Canadian interest rates on hold as uncertainty remains and inflation creeps up
Wesley Blight
June 4, 2025
Key takeaways
- The Bank of Canada once again held its policy interest rate at 2.75% as core inflation creeps higher.
- Despite de-escalation in trade tensions, uncertainty remains as negotiations are slow, tariffs remain high and political jostling continues.
- In portfolios with a tactical asset allocation overlay, we have modestly increased our allocation to risk assets with a long overweight to global equities versus fixed income.

After seven consecutive rate cuts, the Bank of Canada (BoC) has held its policy interest rate at 2.75% for two meetings in a row. The decision was widely expected as uncertainty remains high despite de-escalation in trade tensions, particularly between China and the U.S. The situation remains touch-and-go—global tariffs remain higher now than at the end of 2024 and trade negotiations continue to be slow and offer no guarantees of a positive outcome.
Canadian growth slows, inflation creeps up
The global economy continues to display resilience, partly supported by the wave in economic activity trying to front-run tariffs. In Canada, economic growth came in at 2.2%, stronger than forecasted in April. Consumer price index inflation came down to 1.7%, but removing the effects of the federal consumer carbon tax suspension, inflation actually increased to 2.3% in April. “With uncertainty about U.S. tariffs still high, the Canadian economy softer but not sharply weaker, and some unexpected firmness in recent inflation data, Governing Council decided to hold the policy rate as we gain more information on U.S. trade policy and its impacts,” said the Bank. At this time, we still believe the Bank will cut interest rates two more times this year, bringing the policy rate to 2.25%.

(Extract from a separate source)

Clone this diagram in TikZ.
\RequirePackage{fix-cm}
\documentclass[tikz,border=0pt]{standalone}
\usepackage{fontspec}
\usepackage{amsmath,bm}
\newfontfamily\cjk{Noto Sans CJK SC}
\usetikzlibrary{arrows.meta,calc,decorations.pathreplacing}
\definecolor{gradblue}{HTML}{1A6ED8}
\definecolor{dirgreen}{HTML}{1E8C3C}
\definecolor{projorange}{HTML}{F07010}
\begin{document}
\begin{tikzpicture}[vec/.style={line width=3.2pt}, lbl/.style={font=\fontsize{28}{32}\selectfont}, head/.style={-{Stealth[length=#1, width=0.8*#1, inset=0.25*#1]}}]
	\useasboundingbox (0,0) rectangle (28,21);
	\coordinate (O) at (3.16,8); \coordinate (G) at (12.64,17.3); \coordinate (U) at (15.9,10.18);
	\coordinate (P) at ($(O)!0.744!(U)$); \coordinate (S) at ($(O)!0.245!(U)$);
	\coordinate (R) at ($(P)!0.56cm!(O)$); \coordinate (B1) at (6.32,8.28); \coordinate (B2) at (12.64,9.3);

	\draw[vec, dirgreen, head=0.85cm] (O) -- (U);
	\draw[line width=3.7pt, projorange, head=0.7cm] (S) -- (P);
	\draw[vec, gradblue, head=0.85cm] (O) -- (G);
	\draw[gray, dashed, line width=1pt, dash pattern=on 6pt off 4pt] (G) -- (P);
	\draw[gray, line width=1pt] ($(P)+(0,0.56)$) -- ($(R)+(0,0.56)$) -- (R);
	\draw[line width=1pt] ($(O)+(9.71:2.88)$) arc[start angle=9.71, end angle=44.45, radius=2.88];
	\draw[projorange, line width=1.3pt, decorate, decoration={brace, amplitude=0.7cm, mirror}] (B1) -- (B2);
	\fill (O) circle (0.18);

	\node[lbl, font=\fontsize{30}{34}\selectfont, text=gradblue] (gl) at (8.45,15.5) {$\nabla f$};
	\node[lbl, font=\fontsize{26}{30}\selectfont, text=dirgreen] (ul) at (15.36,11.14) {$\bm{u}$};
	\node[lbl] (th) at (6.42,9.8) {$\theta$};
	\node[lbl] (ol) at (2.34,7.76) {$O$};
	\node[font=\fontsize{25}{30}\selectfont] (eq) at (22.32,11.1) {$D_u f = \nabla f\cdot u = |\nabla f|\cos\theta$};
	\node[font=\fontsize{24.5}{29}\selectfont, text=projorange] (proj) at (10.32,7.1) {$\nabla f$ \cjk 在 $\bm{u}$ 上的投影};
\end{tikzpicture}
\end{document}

Our view on equities has modestly improved
Since the volatility we saw earlier in the year, stock markets have broadly recovered. However, financial assets remain sensitive to trade policy announcements.

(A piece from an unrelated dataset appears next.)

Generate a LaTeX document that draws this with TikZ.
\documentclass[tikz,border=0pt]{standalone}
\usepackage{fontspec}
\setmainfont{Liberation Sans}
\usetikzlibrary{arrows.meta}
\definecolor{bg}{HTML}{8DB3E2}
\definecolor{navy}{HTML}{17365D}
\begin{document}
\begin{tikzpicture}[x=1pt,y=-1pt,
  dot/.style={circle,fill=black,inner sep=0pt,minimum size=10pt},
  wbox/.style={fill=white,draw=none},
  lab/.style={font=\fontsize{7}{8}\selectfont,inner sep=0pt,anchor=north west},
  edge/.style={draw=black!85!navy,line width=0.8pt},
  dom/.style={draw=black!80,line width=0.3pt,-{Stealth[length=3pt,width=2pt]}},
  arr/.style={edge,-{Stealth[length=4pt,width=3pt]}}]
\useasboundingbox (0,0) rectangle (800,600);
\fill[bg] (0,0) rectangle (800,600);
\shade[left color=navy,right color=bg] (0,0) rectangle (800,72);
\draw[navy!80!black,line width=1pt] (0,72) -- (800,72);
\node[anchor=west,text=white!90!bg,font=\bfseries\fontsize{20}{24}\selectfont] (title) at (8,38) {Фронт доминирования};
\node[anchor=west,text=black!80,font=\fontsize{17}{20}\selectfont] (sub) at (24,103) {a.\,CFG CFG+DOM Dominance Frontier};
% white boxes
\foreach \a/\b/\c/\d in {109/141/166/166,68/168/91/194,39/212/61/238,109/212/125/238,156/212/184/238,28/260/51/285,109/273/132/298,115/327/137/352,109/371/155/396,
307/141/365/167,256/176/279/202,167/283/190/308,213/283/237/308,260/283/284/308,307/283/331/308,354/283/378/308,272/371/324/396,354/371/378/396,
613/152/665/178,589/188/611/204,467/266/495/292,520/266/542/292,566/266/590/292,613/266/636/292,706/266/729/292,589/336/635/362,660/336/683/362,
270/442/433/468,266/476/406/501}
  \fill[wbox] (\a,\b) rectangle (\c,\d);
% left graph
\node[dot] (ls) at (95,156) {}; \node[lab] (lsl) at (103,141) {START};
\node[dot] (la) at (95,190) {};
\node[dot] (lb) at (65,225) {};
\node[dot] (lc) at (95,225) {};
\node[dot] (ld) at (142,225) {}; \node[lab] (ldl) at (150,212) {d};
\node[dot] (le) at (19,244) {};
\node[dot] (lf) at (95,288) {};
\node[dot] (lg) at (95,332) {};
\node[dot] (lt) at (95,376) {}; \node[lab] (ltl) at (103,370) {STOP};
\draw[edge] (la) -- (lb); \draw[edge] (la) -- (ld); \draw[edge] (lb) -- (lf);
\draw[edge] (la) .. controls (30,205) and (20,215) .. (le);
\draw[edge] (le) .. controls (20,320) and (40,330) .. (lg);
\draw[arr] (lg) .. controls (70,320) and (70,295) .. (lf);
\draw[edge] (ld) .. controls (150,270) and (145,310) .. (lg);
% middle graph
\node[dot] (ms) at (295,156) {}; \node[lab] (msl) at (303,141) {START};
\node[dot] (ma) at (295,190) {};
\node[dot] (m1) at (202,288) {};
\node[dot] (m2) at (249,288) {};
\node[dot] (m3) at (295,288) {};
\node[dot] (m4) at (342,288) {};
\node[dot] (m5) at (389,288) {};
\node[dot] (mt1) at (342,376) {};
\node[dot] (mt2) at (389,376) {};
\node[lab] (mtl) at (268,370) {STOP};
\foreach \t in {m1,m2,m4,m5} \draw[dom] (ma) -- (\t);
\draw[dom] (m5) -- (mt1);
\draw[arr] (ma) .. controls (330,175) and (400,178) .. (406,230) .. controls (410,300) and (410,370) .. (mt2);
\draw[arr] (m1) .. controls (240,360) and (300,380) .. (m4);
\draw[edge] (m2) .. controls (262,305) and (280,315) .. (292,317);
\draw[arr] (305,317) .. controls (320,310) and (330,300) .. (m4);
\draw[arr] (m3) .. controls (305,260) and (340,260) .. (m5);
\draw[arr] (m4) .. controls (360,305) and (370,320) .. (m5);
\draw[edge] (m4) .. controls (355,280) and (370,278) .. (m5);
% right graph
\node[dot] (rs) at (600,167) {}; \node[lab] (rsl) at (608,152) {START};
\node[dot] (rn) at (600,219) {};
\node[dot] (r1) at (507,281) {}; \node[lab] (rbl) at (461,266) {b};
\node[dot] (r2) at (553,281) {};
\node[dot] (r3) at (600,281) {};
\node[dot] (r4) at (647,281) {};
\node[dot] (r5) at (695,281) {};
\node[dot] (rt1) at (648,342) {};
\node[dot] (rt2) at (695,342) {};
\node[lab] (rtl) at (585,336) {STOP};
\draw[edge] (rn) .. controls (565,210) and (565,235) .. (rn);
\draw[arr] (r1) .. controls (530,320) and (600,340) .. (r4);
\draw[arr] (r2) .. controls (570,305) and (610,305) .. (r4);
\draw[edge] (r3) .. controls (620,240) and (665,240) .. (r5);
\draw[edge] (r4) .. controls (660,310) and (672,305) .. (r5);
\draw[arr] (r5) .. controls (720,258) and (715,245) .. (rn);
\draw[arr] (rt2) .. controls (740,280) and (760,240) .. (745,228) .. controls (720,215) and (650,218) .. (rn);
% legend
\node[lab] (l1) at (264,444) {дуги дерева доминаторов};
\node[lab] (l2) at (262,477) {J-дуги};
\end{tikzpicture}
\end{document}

Within our portfolios with a tactical asset allocation overlay, we have increased exposure to equities overall relative to fixed income and cash. As evidenced in the BoC’s comments, risks remain elevated and the outlook for the global economy and financial markets remains uncertain. However, given the expectations of further fiscal accommodation globally, combined with central bank policy rates broadly easing from prior highs, we have positioned portfolios to benefit from a resumption of the long-term growth trend for global equities. We will continuously monitor the evolving landscape to determine if strategic or tactical adjustments are needed to best position your portfolios for long-term success.
We continue to emphasize underlying strategies that give our portfolios access to high-quality companies with strong balance sheets, competitive advantages, and proven margin resilience during times of economic and market stress. Diversification—our strategic allocation across asset classes, sectors, and geographies—continues to help cushion portfolios against area-specific downturns while positioning to capture growth across various market segments.
The BoC’s next interest rate announcement is scheduled for July 30th and will be accompanied by the latest Monetary Policy Report.
Wesley Blight
CFA, CIM, FCSI, is Vice President and Portfolio Manager with the Multi-Asset Management Team of Scotia Global Asset Management. He is responsible for private asset and multi-asset portfolio solutions.